A tweet from Conway on Monday suggested one of the factors that may have contributed to his decision to drop out. Conway referenced a tweet from Trump on Monday morning in which the president said the Justice Department “should have stayed with the original Travel Ban, not the watered down, politically correct version they submitted” to the Supreme Court.

“These tweets may make some [people] feel better, but they certainly won’t help [the Office of the Solicitor General] get 5 votes in [the Supreme Court], which is what actually matters,” Conway tweeted. “Sad.”

Trump himself signed the very “watered down” executive order he referred to in his tweet on Monday. Trump’s tweets and anti-Muslim rhetoric have repeatedly been cited by federal judges who ruled against the administration’s executive order, which would halt immigration from several Muslim-majority countries.
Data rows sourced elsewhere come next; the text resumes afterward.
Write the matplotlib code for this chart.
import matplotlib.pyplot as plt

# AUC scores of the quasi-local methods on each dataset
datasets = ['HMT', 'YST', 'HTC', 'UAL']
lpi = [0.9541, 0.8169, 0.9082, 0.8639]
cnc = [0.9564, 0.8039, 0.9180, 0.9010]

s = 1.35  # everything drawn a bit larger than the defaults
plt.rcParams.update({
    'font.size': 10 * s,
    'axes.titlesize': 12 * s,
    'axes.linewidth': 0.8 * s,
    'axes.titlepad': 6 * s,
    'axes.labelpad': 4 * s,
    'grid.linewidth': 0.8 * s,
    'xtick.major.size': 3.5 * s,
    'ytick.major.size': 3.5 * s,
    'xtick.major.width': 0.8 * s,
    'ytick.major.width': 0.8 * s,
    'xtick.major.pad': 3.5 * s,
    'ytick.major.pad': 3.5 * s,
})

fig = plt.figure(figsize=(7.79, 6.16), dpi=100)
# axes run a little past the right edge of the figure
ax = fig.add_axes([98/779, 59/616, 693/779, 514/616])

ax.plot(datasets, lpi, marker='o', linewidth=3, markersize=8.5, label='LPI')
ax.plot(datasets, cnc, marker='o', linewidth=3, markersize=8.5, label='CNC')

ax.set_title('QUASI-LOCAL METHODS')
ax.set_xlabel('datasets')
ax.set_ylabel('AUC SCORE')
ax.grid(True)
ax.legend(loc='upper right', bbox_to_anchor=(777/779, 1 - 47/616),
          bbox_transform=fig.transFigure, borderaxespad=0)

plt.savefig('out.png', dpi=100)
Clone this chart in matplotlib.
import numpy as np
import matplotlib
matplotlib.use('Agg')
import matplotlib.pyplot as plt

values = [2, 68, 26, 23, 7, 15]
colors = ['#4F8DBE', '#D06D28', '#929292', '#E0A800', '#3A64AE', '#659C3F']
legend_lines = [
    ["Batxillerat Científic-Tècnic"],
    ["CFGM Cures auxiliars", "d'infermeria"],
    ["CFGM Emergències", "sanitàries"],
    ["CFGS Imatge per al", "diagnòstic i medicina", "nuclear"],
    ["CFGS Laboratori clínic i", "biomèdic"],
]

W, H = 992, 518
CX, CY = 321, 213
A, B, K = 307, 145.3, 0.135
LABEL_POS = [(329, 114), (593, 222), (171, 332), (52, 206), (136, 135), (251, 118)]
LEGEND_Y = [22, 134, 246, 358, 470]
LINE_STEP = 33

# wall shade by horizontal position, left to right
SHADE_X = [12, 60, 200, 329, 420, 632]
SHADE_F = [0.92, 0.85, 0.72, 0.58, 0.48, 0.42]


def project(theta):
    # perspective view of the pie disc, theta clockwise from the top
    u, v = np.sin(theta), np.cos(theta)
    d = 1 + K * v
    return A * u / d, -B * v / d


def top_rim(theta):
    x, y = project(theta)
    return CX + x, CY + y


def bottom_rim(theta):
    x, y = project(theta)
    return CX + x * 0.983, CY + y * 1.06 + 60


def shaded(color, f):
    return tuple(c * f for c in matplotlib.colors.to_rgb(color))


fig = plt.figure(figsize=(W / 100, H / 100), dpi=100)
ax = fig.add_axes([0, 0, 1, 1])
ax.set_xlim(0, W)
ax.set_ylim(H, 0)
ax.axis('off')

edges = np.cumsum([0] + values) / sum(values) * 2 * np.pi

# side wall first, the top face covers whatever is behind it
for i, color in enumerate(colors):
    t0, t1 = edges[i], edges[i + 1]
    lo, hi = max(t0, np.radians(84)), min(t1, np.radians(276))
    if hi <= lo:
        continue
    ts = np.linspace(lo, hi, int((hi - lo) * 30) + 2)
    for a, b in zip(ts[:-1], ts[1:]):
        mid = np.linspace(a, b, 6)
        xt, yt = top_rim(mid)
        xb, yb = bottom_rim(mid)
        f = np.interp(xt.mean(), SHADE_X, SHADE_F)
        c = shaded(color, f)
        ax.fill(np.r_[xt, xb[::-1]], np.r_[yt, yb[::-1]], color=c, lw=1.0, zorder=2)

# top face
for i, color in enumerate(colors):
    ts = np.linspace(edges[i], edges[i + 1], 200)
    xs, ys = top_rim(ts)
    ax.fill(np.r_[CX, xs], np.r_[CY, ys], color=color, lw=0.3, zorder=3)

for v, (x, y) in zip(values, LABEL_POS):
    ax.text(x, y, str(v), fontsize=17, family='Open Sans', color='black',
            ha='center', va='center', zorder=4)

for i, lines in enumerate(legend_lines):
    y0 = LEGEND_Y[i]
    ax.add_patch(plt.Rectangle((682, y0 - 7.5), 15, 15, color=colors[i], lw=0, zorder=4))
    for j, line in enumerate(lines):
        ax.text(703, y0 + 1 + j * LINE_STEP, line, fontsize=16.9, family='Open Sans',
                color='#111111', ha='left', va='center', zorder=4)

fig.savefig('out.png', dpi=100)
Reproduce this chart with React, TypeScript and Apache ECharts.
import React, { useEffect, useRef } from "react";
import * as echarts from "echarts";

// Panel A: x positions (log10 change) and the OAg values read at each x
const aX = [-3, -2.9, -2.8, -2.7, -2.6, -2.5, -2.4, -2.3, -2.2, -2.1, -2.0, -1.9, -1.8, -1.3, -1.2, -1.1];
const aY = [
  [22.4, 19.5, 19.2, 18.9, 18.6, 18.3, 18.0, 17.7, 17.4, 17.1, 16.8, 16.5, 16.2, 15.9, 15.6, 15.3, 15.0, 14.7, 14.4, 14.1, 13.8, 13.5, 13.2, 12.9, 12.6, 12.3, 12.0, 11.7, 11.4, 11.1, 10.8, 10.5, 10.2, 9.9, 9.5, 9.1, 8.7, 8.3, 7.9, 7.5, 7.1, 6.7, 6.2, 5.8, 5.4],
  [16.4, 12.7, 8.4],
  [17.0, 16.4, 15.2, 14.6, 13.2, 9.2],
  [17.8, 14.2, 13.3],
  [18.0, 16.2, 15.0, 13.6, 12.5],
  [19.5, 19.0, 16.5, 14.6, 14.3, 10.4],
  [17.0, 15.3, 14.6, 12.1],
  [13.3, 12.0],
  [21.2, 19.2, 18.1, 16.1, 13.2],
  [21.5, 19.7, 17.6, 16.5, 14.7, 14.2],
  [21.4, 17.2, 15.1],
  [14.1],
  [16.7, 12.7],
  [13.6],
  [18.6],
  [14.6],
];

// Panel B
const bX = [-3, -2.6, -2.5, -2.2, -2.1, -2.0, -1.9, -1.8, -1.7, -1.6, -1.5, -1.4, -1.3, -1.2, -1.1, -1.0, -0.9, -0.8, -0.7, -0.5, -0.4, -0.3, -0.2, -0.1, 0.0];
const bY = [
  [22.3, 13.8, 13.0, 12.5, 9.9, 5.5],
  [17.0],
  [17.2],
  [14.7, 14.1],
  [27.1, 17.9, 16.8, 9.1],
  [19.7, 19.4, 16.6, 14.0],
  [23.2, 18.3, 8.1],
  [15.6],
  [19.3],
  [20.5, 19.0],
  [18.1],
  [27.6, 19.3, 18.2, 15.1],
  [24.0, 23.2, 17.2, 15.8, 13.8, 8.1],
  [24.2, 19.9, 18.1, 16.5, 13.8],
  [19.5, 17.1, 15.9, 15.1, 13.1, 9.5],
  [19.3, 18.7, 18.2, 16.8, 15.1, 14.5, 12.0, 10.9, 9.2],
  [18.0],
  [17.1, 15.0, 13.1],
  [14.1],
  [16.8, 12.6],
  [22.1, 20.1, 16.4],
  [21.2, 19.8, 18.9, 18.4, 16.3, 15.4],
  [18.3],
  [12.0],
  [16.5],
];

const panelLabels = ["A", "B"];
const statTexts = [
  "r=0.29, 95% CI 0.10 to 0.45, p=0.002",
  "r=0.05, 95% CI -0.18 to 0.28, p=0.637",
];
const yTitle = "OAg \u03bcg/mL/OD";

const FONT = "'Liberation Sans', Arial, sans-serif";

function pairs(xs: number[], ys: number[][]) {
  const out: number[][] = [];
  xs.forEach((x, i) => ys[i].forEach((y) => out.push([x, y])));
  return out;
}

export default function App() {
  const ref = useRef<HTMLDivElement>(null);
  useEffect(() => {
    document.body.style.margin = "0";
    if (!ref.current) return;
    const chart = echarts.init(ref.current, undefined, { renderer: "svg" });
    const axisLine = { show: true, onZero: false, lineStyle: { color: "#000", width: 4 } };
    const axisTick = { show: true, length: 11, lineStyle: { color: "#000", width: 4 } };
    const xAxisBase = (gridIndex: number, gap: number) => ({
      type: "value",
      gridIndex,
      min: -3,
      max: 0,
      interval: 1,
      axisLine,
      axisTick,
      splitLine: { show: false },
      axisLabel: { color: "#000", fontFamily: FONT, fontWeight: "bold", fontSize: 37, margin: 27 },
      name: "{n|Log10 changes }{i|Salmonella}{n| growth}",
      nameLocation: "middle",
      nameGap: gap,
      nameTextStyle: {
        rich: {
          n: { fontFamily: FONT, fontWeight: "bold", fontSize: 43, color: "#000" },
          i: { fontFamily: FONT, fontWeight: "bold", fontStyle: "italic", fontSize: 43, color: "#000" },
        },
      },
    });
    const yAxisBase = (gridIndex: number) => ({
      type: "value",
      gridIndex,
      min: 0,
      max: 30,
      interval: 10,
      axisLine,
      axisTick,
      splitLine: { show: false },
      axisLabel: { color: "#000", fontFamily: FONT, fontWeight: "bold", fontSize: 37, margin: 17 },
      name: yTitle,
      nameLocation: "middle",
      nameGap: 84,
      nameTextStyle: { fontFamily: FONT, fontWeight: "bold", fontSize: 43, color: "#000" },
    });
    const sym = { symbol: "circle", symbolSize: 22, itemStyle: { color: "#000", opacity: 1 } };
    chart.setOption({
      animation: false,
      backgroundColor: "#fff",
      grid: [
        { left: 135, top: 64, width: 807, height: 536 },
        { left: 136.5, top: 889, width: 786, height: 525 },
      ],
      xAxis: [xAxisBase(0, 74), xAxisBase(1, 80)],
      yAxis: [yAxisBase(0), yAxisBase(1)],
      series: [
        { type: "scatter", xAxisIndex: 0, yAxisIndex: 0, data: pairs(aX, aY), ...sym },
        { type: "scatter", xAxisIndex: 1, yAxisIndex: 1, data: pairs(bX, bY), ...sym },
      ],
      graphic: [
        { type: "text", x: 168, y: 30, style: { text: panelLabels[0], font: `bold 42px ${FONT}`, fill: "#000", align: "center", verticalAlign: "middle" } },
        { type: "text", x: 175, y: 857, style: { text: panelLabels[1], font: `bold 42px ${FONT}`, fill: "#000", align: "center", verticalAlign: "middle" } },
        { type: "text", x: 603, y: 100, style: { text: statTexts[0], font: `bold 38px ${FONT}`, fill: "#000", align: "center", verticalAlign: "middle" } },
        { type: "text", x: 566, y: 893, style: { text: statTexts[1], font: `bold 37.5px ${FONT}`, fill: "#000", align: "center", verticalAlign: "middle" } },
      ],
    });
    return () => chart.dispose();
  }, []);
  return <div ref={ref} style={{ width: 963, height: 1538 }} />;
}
In other tweets, Trump referred to the executive order as a “TRAVEL BAN” and said the Justice Department “should ask for an expedited hearing of the watered down Travel Ban before the Supreme Court ― & seek much tougher version!” The tweets were evidently inspired by the terror attack in London over the weekend.

Earlier on Monday, Kellyanne Conway said the media had an “obsession” with covering Trump’s tweets. George Conway, on the other hand, acknowledged the effect that Trump’s tweets could have.

The Justice Department last week filed emergency applications to the Supreme Court asking the nation’s highest court to reinstate the travel ban.

George Conway’s Twitter account had been dormant since December 2015. Neither Conway nor a spokesman for his law firm immediately responded to HuffPost’s request to confirm that the Twitter account belonged to Conway, but the account’s first follower was his wife, and George Conway confirmed the legitimacy of the Twitter account in an email to a Washington Post reporter.

George Conway later tweeted a link to a Washington Post story on how Trump’s tweets could hurt the administration’s efforts to restore the travel ban. Conway said he still “VERY VERY STRONGLY” supports the administration, and that every sensible lawyer in the White House and Trump political appointees at DOJ would agree with him:

Then, responding to a reporter who tweeted about Conway’s “first tweetstorm,” Conway replied “And last.”